LB2W_065_L’agricoltura del Mare
Per partecipare al concorso i progetti vanno inviati entro:
Progetto presentato da: Marco Pizzamiglio
Marco Pizzamiglio - premio 5.000,00 €
Da ormai millenni l’uomo è passato da un sistema di produzione alimentare fondato sulla “caccia e raccolta” a sistemi decisamente più produttivi come l’agricoltura e l’allevamento. Questo passaggio tuttavia, per quanto possa sembrare assurdo, ai nostri giorni non è ancora avvenuto completamente.
Il pesce viene ancora per la maggior parte pescato in mare aperto e gli allevamenti pur avendo conosciuto una significativa diffusione hanno ancora una produzione limitata. Il problema fondamentale risiede nel fatto di voler sfruttare spesso specie ai vertici della catena alimentare (ne sono un esempio i pesci più diffusi sulle nostre tavole come il tonno, il salmone e il merluzzo).
Per ogni passaggio della catena alimentare le perdite sotto forma di calore sono dell’ordine dell’80-90% dell’energia presente nelle biomasse consumate dagli organismi. Di conseguenza le specie ai vertici avranno popolazioni più limitate a causa dell’esigua quantità di energia (sotto forma di cibo) che arriva sino ai loro livelli.
Continuando su questa strada si sprecano gran parte delle potenzialità produttive del mare.
In stati come l’Italia in cui la superficie marittima ha estensioni molto rilevanti il mare potrebbe essere “coltivato” e non sfruttato.
Utilizzando grandi vasche superficiali dai costi molto ridotti si potrebbero coltivare numerose specie di alghe, molte delle quali con valori nutrizionali decisamente interessanti e numerose specie di plancton.

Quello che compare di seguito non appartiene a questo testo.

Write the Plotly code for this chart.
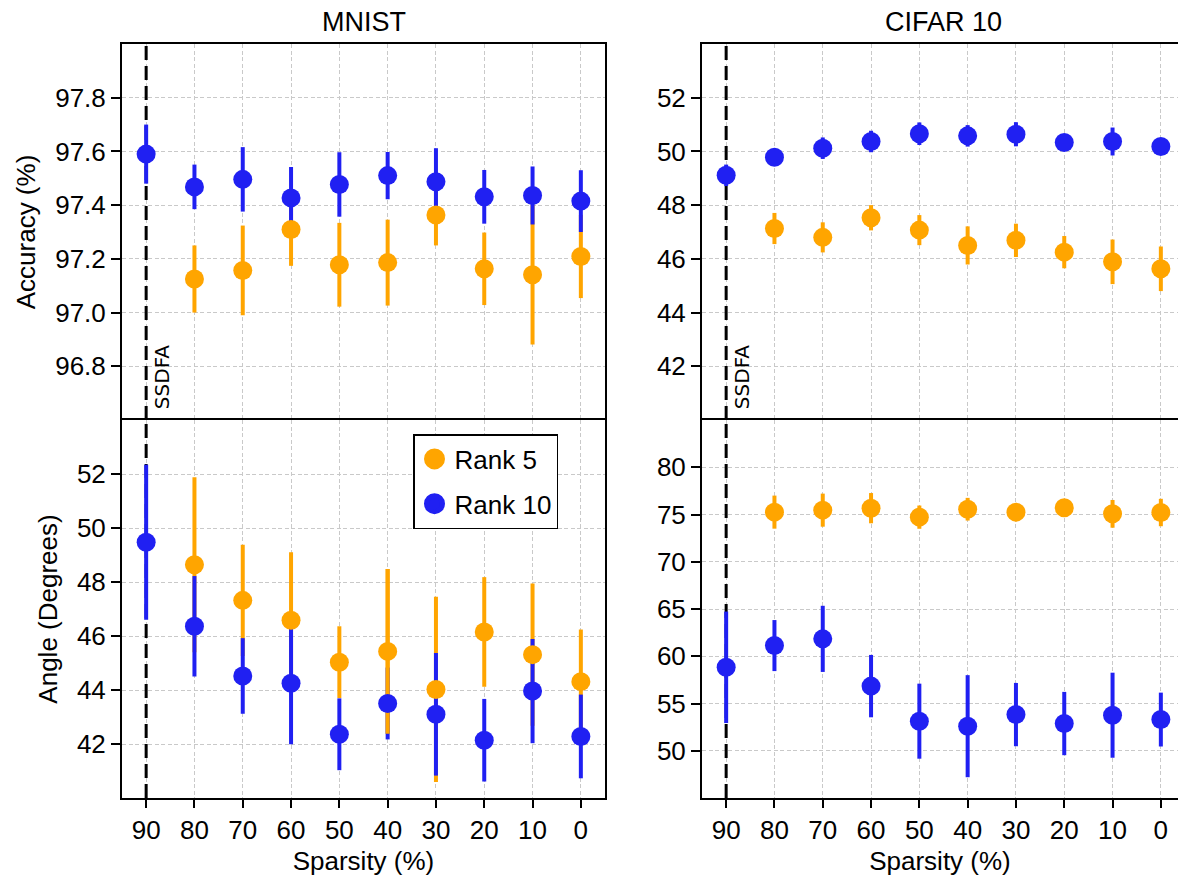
import plotly.graph_objects as go

# ---------------- data ----------------
sparsity = [90, 80, 70, 60, 50, 40, 30, 20, 10, 0]
sparsity_labels = ["90", "80", "70", "60", "50", "40", "30", "20", "10", "0"]
ssdfa_x = 90

# MNIST accuracy (%)
mnist_acc_rank5 = [None, 97.125, 97.157, 97.309, 97.178, 97.186, 97.363, 97.163, 97.141, 97.209]
mnist_acc_rank5_err = [None, 0.125, 0.167, 0.135, 0.156, 0.16, 0.113, 0.135, 0.26, 0.155]
mnist_acc_rank10 = [97.59, 97.468, 97.496, 97.427, 97.477, 97.51, 97.487, 97.431, 97.436, 97.415]
mnist_acc_rank10_err = [0.11, 0.083, 0.12, 0.115, 0.12, 0.088, 0.125, 0.1, 0.108, 0.115]

# CIFAR 10 accuracy (%)
cifar_acc_rank5 = [None, 47.13, 46.80, 47.53, 47.07, 46.50, 46.69, 46.25, 45.89, 45.63]
cifar_acc_rank5_err = [None, 0.58, 0.56, 0.47, 0.56, 0.71, 0.62, 0.60, 0.83, 0.83]
cifar_acc_rank10 = [49.11, 49.78, 50.12, 50.37, 50.66, 50.58, 50.64, 50.33, 50.37, 50.18]
cifar_acc_rank10_err = [0.40, 0.20, 0.40, 0.40, 0.42, 0.40, 0.45, 0.20, 0.52, 0.20]

# MNIST angle (degrees)
mnist_ang_rank5 = [None, 48.64, 47.32, 46.58, 45.03, 45.43, 44.02, 46.15, 45.31, 44.31]
mnist_ang_rank5_err = [None, 3.24, 2.06, 2.52, 1.33, 3.05, 3.43, 2.03, 2.63, 1.93]
mnist_ang_rank10 = [49.47, 46.36, 44.52, 44.25, 42.36, 43.50, 43.10, 42.14, 43.96, 42.28]
mnist_ang_rank10_err = [2.87, 1.86, 1.40, 2.26, 1.33, 1.33, 2.27, 1.53, 1.93, 1.55]
mnist_ang_rank5_drawn_last = [40]   # sparsity where the Rank 5 bar lies over Rank 10

# CIFAR 10 angle (degrees)
cifar_ang_rank5 = [None, 75.25, 75.46, 75.67, 74.72, 75.56, 75.25, 75.71, 75.07, 75.21]
cifar_ang_rank5_err = [None, 1.75, 1.75, 1.60, 1.23, 1.20, 0.50, 0.50, 1.47, 1.45]
cifar_ang_rank10 = [58.83, 61.13, 61.84, 56.84, 53.13, 52.60, 53.83, 52.88, 53.76, 53.30]
cifar_ang_rank10_err = [5.90, 2.70, 3.50, 3.30, 3.97, 5.40, 3.35, 3.35, 4.50, 2.85]

series_names = ["Rank 5", "Rank 10"]
acc_ticks_mnist = [96.8, 97.0, 97.2, 97.4, 97.6, 97.8]
acc_ticks_cifar = [42, 44, 46, 48, 50, 52]
ang_ticks_mnist = [42, 44, 46, 48, 50, 52]
ang_ticks_cifar = [50, 55, 60, 65, 70, 75, 80]
acc_range_mnist = [96.6, 98.0]
acc_range_cifar = [40, 54]
ang_range_mnist = [40, 54]
ang_range_cifar = [45, 85]

# ---------------- style ----------------
W, H = 1178, 878
ORANGE = "#FFA500"
BLUE = "#2020F2"
FONT = "Liberation Sans, Arial, sans-serif"
GRID = "#c9c9c9"
GRID_DASH = "4px,2.5px"

def px_x(p):
    return p / W

def px_y(p):
    return 1 - p / H

left_dom = [px_x(122), px_x(605)]
right_dom = [px_x(702), 1.0]
top_dom = [px_y(420), px_y(44)]
bot_dom = [px_y(798), px_y(420)]

fig = go.Figure()


def bars(x, y, err, color, xa, ya, only=None):
    xs, ys, es = [], [], []
    for xi, yi, ei in zip(x, y, err):
        if yi is None:
            continue
        if only is not None and xi not in only:
            continue
        xs.append(xi); ys.append(yi); es.append(ei)
    return go.Scatter(
        x=xs, y=ys, mode="markers", xaxis=xa, yaxis=ya,
        marker=dict(size=1, color="rgba(0,0,0,0)"),
        error_y=dict(type="data", array=es, visible=True, color=color,
                     thickness=4, width=0),
        showlegend=False, hoverinfo="skip")


def dots(x, y, color, xa, ya):
    return go.Scatter(
        x=x, y=y, mode="markers", xaxis=xa, yaxis=ya, showlegend=False,
        marker=dict(size=19, color=color, line=dict(width=0)),
        hoverinfo="skip")


panels = [
    ("x", "y", acc_range_mnist, mnist_acc_rank5, mnist_acc_rank5_err, mnist_acc_rank10, mnist_acc_rank10_err, None),
    ("x2", "y2", acc_range_cifar, cifar_acc_rank5, cifar_acc_rank5_err, cifar_acc_rank10, cifar_acc_rank10_err, None),
    ("x3", "y3", ang_range_mnist, mnist_ang_rank5, mnist_ang_rank5_err, mnist_ang_rank10, mnist_ang_rank10_err, mnist_ang_rank5_drawn_last),
    ("x4", "y4", ang_range_cifar, cifar_ang_rank5, cifar_ang_rank5_err, cifar_ang_rank10, cifar_ang_rank10_err, None),
]

for xa, ya, yr, r5, r5e, r10, r10e, over in panels:
    # SSDFA dashed reference line (below the data, above the grid)
    fig.add_trace(go.Scatter(x=[ssdfa_x, ssdfa_x], y=yr, mode="lines", xaxis=xa, yaxis=ya,
                             line=dict(color="black", width=3, dash="14px,6px"),
                             showlegend=False, hoverinfo="skip", cliponaxis=True))
    fig.add_trace(bars(sparsity, r5, r5e, ORANGE, xa, ya))
    fig.add_trace(bars(sparsity, r10, r10e, BLUE, xa, ya))
    if over:
        fig.add_trace(bars(sparsity, r5, r5e, ORANGE, xa, ya, only=over))
    fig.add_trace(dots(sparsity, r5, ORANGE, xa, ya))
    fig.add_trace(dots(sparsity, r10, BLUE, xa, ya))

# legend entries
for name, color in zip(series_names, [ORANGE, BLUE]):
    fig.add_trace(go.Scatter(x=[None], y=[None], mode="markers", name=name,
                             xaxis="x3", yaxis="y3", legendgroup=name,
                             marker=dict(size=16, color=color, line=dict(width=5, color=color))))

tickfont = dict(family=FONT, size=26, color="black")

def xaxis(dom, rng, anchor, bottom):
    d = dict(domain=dom, range=rng, anchor=anchor, tickmode="array",
             tickvals=sparsity, ticktext=sparsity_labels,
             showgrid=True, gridcolor=GRID, gridwidth=1, griddash=GRID_DASH,
             zeroline=False, showline=True, linecolor="black", linewidth=2,
             tickfont=tickfont)
    if bottom:
        d.update(ticks="outside", ticklen=8, tickwidth=2, tickcolor="black",
                 showticklabels=True, mirror=True,
                 title=dict(text="Sparsity (%)", font=dict(family=FONT, size=26, color="black"),
                            standoff=8))
    else:
        # top panels: only the top frame line (the shared middle line comes from below)
        d.update(ticks="", showticklabels=False, side="top", mirror=False)
    return d


def yaxis(dom, rng, ticks, anchor, title, mirror, fmt):
    d = dict(domain=dom, range=rng, anchor=anchor, tickmode="array", tickvals=ticks,
             ticktext=[fmt.format(t) for t in ticks],
             showgrid=True, gridcolor=GRID, gridwidth=1, griddash=GRID_DASH,
             zeroline=False, showline=True, linecolor="black", linewidth=2,
             mirror=mirror, ticks="outside", ticklen=9, tickwidth=2, tickcolor="black",
             tickfont=tickfont)
    if title:
        d["title"] = dict(text=title, font=dict(family=FONT, size=26, color="black"), standoff=12)
    return d

L_RANGE = [95, -5]
R_RANGE = [95, -3.55]

fig.update_layout(
    width=W, height=H,
    margin=dict(l=0, r=0, t=0, b=0, autoexpand=False),
    plot_bgcolor="white", paper_bgcolor="white",
    font=dict(family=FONT, color="black"),
    xaxis=xaxis(left_dom, L_RANGE, "y", False),
    xaxis2=xaxis(right_dom, R_RANGE, "y2", False),
    xaxis3=xaxis(left_dom, L_RANGE, "y3", True),
    xaxis4=xaxis(right_dom, R_RANGE, "y4", True),
    yaxis=yaxis(top_dom, acc_range_mnist, acc_ticks_mnist, "x", "Accuracy (%)", True, "{:.1f}"),
    yaxis2=yaxis(top_dom, acc_range_cifar, acc_ticks_cifar, "x2", None, False, "{:d}"),
    yaxis3=yaxis(bot_dom, ang_range_mnist, ang_ticks_mnist, "x3", "Angle (Degrees)", True, "{:d}"),
    yaxis4=yaxis(bot_dom, ang_range_cifar, ang_ticks_cifar, "x4", None, False, "{:d}"),
    showlegend=True,
    legend=dict(x=px_x(413), y=px_y(434), xanchor="left", yanchor="top",
                bgcolor="white", bordercolor="black", borderwidth=1.5,
                font=dict(family=FONT, size=26, color="black"),
                tracegroupgap=8, itemwidth=30),
)

# SSDFA labels
for xa, ya in [("x", "y"), ("x2", "y2")]:
    fig.add_annotation(text="SSDFA", xref=xa, yref=ya + " domain", x=ssdfa_x, y=0,
                       xanchor="center", yanchor="bottom", xshift=16, yshift=9,
                       textangle=-90, showarrow=False,
                       font=dict(family="DejaVu Sans", size=20, color="black"))

# panel titles
for txt, xc in [("MNIST", (122 + 605) / 2), ("CIFAR 10", (702 + 1185) / 2)]:
    fig.add_annotation(text=txt, xref="paper", yref="paper", x=px_x(xc), y=px_y(22),
                       xanchor="center", yanchor="middle", showarrow=False,
                       font=dict(family=FONT, size=27, color="black"))

fig.write_html("out.html", config={"displayModeBar": False},
               post_script="document.body.style.margin='0';")
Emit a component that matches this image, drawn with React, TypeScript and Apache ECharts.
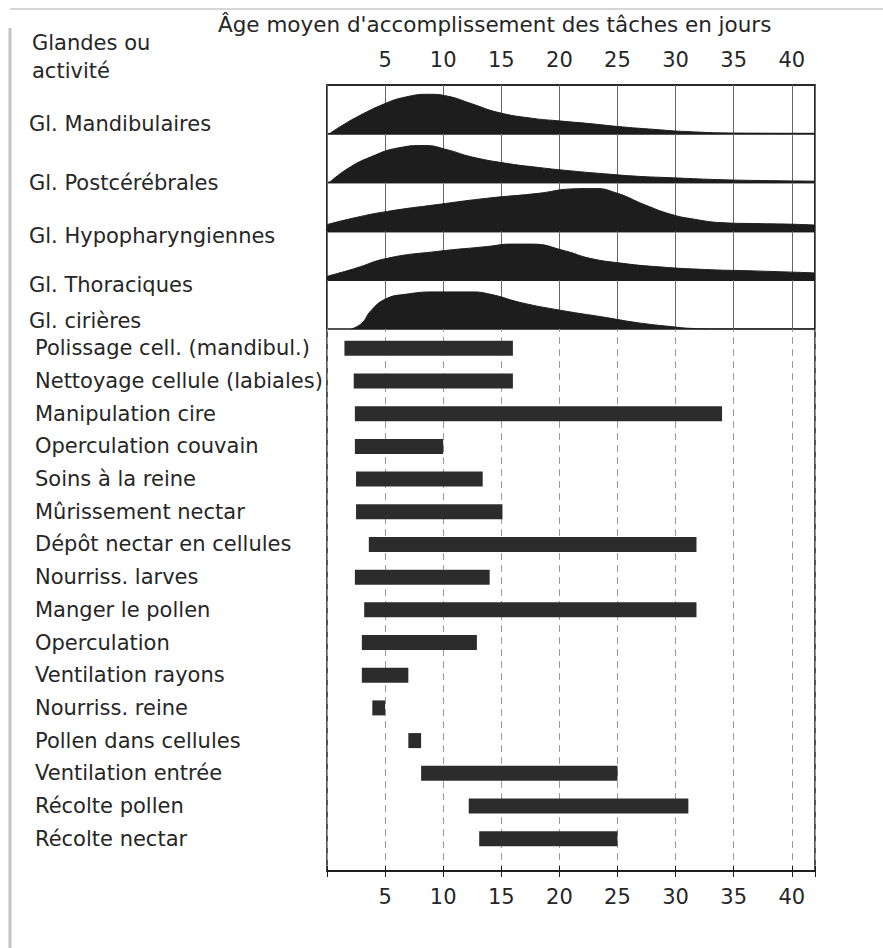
import React, { useEffect, useRef } from "react";
import * as echarts from "echarts";

// ---------- data ----------
const xTickLabels = ["5", "10", "15", "20", "25", "30", "35", "40"];
const titleText = "Âge moyen d'accomplissement des tâches en jours";
const cornerText = "Glandes ou\nactivité";

const glandNames = [
  "Gl. Mandibulaires",
  "Gl. Postcérébrales",
  "Gl. Hypopharyngiennes",
  "Gl. Thoraciques",
  "Gl. cirières",
];

// relative gland activity (0..1 of band height) by age in days
const mandibulaires: [number, number][] = [
  [0.2, 0], [1.3, 0.17], [2.7, 0.36], [5.0, 0.62], [6.7, 0.75], [8.7, 0.81],
  [10.4, 0.77], [12.4, 0.62], [14.7, 0.44], [17.6, 0.32], [20.2, 0.26],
  [23.0, 0.2], [25.0, 0.15], [28.2, 0.09], [31.0, 0.045], [35.3, 0.015], [42, 0.01],
];
const postcerebrales: [number, number][] = [
  [0.2, 0], [1.8, 0.29], [3.8, 0.53], [6.1, 0.71], [8.4, 0.76], [10.4, 0.67],
  [12.4, 0.53], [15.3, 0.4], [18.2, 0.31], [21.0, 0.24], [23.9, 0.18],
  [26.7, 0.13], [29.6, 0.1], [33.9, 0.06], [38.2, 0.04], [42, 0.03],
];
const hypopharyngiennes: [number, number][] = [
  [0, 0.14], [2.4, 0.28], [5.2, 0.41], [9.5, 0.55], [13.8, 0.68], [18.2, 0.78],
  [21.0, 0.87], [23.0, 0.88], [25.0, 0.78], [27.3, 0.55], [29.6, 0.35],
  [31.6, 0.25], [33.9, 0.18], [36.8, 0.16], [39.6, 0.15], [42, 0.13],
];
const thoraciques: [number, number][] = [
  [0, 0.08], [2.4, 0.24], [5.2, 0.45], [9.5, 0.59], [13.8, 0.69], [15.9, 0.74],
  [17.6, 0.74], [20.5, 0.6], [22.6, 0.45], [25.3, 0.35], [28.2, 0.28],
  [32.5, 0.22], [36.8, 0.19], [42, 0.15],
];
const cirieres: [number, number][] = [
  [2.1, 0], [3.0, 0.12], [3.8, 0.38], [5.0, 0.61], [6.7, 0.71], [9.5, 0.76],
  [12.4, 0.76], [14.1, 0.71], [16.7, 0.54], [20.2, 0.38], [23.9, 0.24],
  [26.7, 0.13], [29.6, 0.05], [31.6, 0.01], [33.9, 0], [42, 0],
];
const glandCurves = [mandibulaires, postcerebrales, hypopharyngiennes, thoraciques, cirieres];

const activities = [
  "Polissage cell. (mandibul.)",
  "Nettoyage cellule (labiales)",
  "Manipulation cire",
  "Operculation couvain",
  "Soins à la reine",
  "Mûrissement nectar",
  "Dépôt nectar en cellules",
  "Nourriss. larves",
  "Manger le pollen",
  "Operculation",
  "Ventilation rayons",
  "Nourriss. reine",
  "Pollen dans cellules",
  "Ventilation entrée",
  "Récolte pollen",
  "Récolte nectar",
];
const activityStart = [1.5, 2.3, 2.4, 2.4, 2.5, 2.5, 3.6, 2.4, 3.2, 3.0, 3.0, 3.9, 7.0, 8.1, 12.2, 13.1];
const activityEnd = [16.0, 16.0, 34.0, 10.0, 13.4, 15.1, 31.8, 14.0, 31.8, 12.9, 7.0, 5.0, 8.1, 25.0, 31.1, 25.0];

// ---------- layout / style ----------
const FONT = "DejaVu Sans";
const TXT = "#262626";
const INK = "#1d1d1d";
const L = 327;
const PW = 488;
const TOP = 85;
const BAND = 48.8;
const AXIS_BOTTOM = 871;
const BAR_TOP = 332;
const BAR_H = 523;
const X_MAX = 42;
// vertical offset (px) of each gland label from its band's baseline
const glandLabelShift = [-10, 0, 5, 5, -8];

export default function App() {
  const ref = useRef<HTMLDivElement>(null);
  useEffect(() => {
    if (!ref.current) return;
    const chart = echarts.init(ref.current, undefined, { renderer: "svg" });

    const tickFmt = (v: number) => {
      const s = String(v);
      return xTickLabels.includes(s) ? s : "";
    };

    const grids: any[] = [
      { left: L, top: TOP, width: PW, height: AXIS_BOTTOM - TOP, show: true, borderColor: INK, borderWidth: 1.5 },
    ];
    glandNames.forEach((_, i) => {
      grids.push({ left: L, top: TOP + i * BAND, width: PW, height: BAND, show: true, borderColor: INK, borderWidth: 1.5 });
    });
    grids.push({ left: L, top: BAR_TOP, width: PW, height: BAR_H });

    const xAxes: any[] = [
      {
        gridIndex: 0, type: "value", position: "top", min: 0, max: X_MAX, interval: 5,
        axisLine: { show: true, lineStyle: { color: INK, width: 1.5 } },
        axisTick: { show: true, length: 5, lineStyle: { color: INK } },
        axisLabel: { formatter: tickFmt, fontFamily: FONT, fontSize: 21, color: TXT, margin: 15 },
        splitLine: { show: false },
      },
      {
        gridIndex: 0, type: "value", position: "bottom", min: 0, max: X_MAX, interval: 5,
        axisLine: { show: true, lineStyle: { color: INK, width: 1.5 } },
        axisTick: { show: true, length: 6, lineStyle: { color: INK } },
        axisLabel: { formatter: tickFmt, fontFamily: FONT, fontSize: 21, color: TXT, margin: 15 },
        splitLine: { show: true, lineStyle: { color: "#9a9a9a", width: 1, type: [7, 5] } },
      },
    ];
    glandNames.forEach((_, i) => {
      xAxes.push({
        gridIndex: i + 1, type: "value", min: 0, max: X_MAX, interval: 5,
        axisLine: { show: false }, axisTick: { show: false }, axisLabel: { show: false },
        splitLine: { show: true, lineStyle: { color: "#666", width: 1 } },
      });
    });
    xAxes.push({ gridIndex: 6, type: "value", min: 0, max: X_MAX, show: false });

    const yAxes: any[] = [{ gridIndex: 0, type: "value", show: false, min: 0, max: 1 }];
    glandNames.forEach((name, i) => {
      const d = glandLabelShift[i];
      const va = d > 0 ? "top" : d < 0 ? "bottom" : "middle";
      const lh = d === 0 ? 24 : Math.abs(d) * 2;
      yAxes.push({
        gridIndex: i + 1, type: "value", min: 0, max: 1, interval: 1,
        axisLine: { show: false }, axisTick: { show: false }, splitLine: { show: false },
        axisLabel: {
          formatter: (v: number) => (v === 0 ? name : ""),
          align: "left", verticalAlign: va, lineHeight: lh,
          margin: L - 29, fontFamily: FONT, fontSize: 21, color: TXT,
        },
      });
    });
    yAxes.push({
      gridIndex: 6, type: "category", inverse: true, data: activities,
      axisLine: { show: false }, axisTick: { show: false }, splitLine: { show: false },
      axisLabel: { interval: 0, align: "left", margin: L - 35, fontFamily: FONT, fontSize: 21, color: TXT },
    });

    const series: any[] = glandCurves.map((curve, i) => ({
      type: "line",
      name: glandNames[i],
      xAxisIndex: i + 2,
      yAxisIndex: i + 1,
      data: curve,
      smooth: 0.5,
      symbol: "none",
      lineStyle: { color: INK, width: 1 },
      areaStyle: { color: INK, opacity: 1 },
      z: 3,
    }));
    series.push({
      type: "bar", name: "base", stack: "tasks", xAxisIndex: 7, yAxisIndex: 6,
      data: activityStart, barWidth: 15, itemStyle: { color: "transparent" }, silent: true,
    });
    series.push({
      type: "bar", name: "durée", stack: "tasks", xAxisIndex: 7, yAxisIndex: 6,
      data: activityEnd.map((e, i) => +(e - activityStart[i]).toFixed(2)),
      barWidth: 15, itemStyle: { color: "#2c2c2c" }, z: 3,
    });

    chart.setOption({
      animation: false,
      backgroundColor: "#ffffff",
      title: [
        { text: titleText, left: 213, top: 8, textStyle: { fontFamily: FONT, fontSize: 21.5, fontWeight: "normal", color: TXT } },
        { text: cornerText, left: 27, top: 24, textStyle: { fontFamily: FONT, fontSize: 21, fontWeight: "normal", color: TXT, lineHeight: 28 } },
      ],
      grid: grids,
      xAxis: xAxes,
      yAxis: yAxes,
      series,
      graphic: [
        { type: "line", shape: { x1: 10, y1: 28, x2: 10, y2: 948 }, style: { stroke: "#c4c4c4", lineWidth: 3 }, silent: true },
        { type: "line", shape: { x1: 10, y1: 9, x2: 883, y2: 9 }, style: { stroke: "#d6d6d6", lineWidth: 2 }, silent: true },
      ],
    });
    return () => chart.dispose();
  }, []);

  return <div ref={ref} style={{ position: "fixed", left: 0, top: 0, width: 883, height: 948, background: "#fff" }} />;
}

Queste fonti potrebbero essere utilizzate per creare alimenti a basso costo per i paesi in via di sviluppo o, nelle prime fasi, produrre un’interessante materia prima per la fabbricazione dei mangimi utilizzati dagli allevamenti già esistenti. Questi mangimi potrebbero avere così origini controllate ed evitare i rischi dell’accumulo di alcune sostanze tossiche presenti nel caso dei prodotti ottenuti dagli scarti industriali del pesce. Queste sostanze possono, infatti, accumularsi nei tessuti dei pesci commercializzati e alla lunga portare effetti negativi anche sul consumatore.
In sostanza attraverso grandi vasche superficiali si potrebbero allevare specie di fitoplancton e zooplancton per l’alimentazione dei pesci d’allevamento, migliorandone così la qualità e permettendo migliori controlli su tutto il processo d’allevamento.
Questo potrebbe essere il primo passo verso l’introduzione dello sfruttamento di quella che è una delle maggiori risorse alimentari del pianeta arrivando un giorno direttamente al consumo di alimenti derivati da questi organismi. Visto l’estensione degli oceani milioni se non miliardi di persone potrebbero beneficare dei progressi che si potrebbero avere nello sfruttamento di questa risorsa.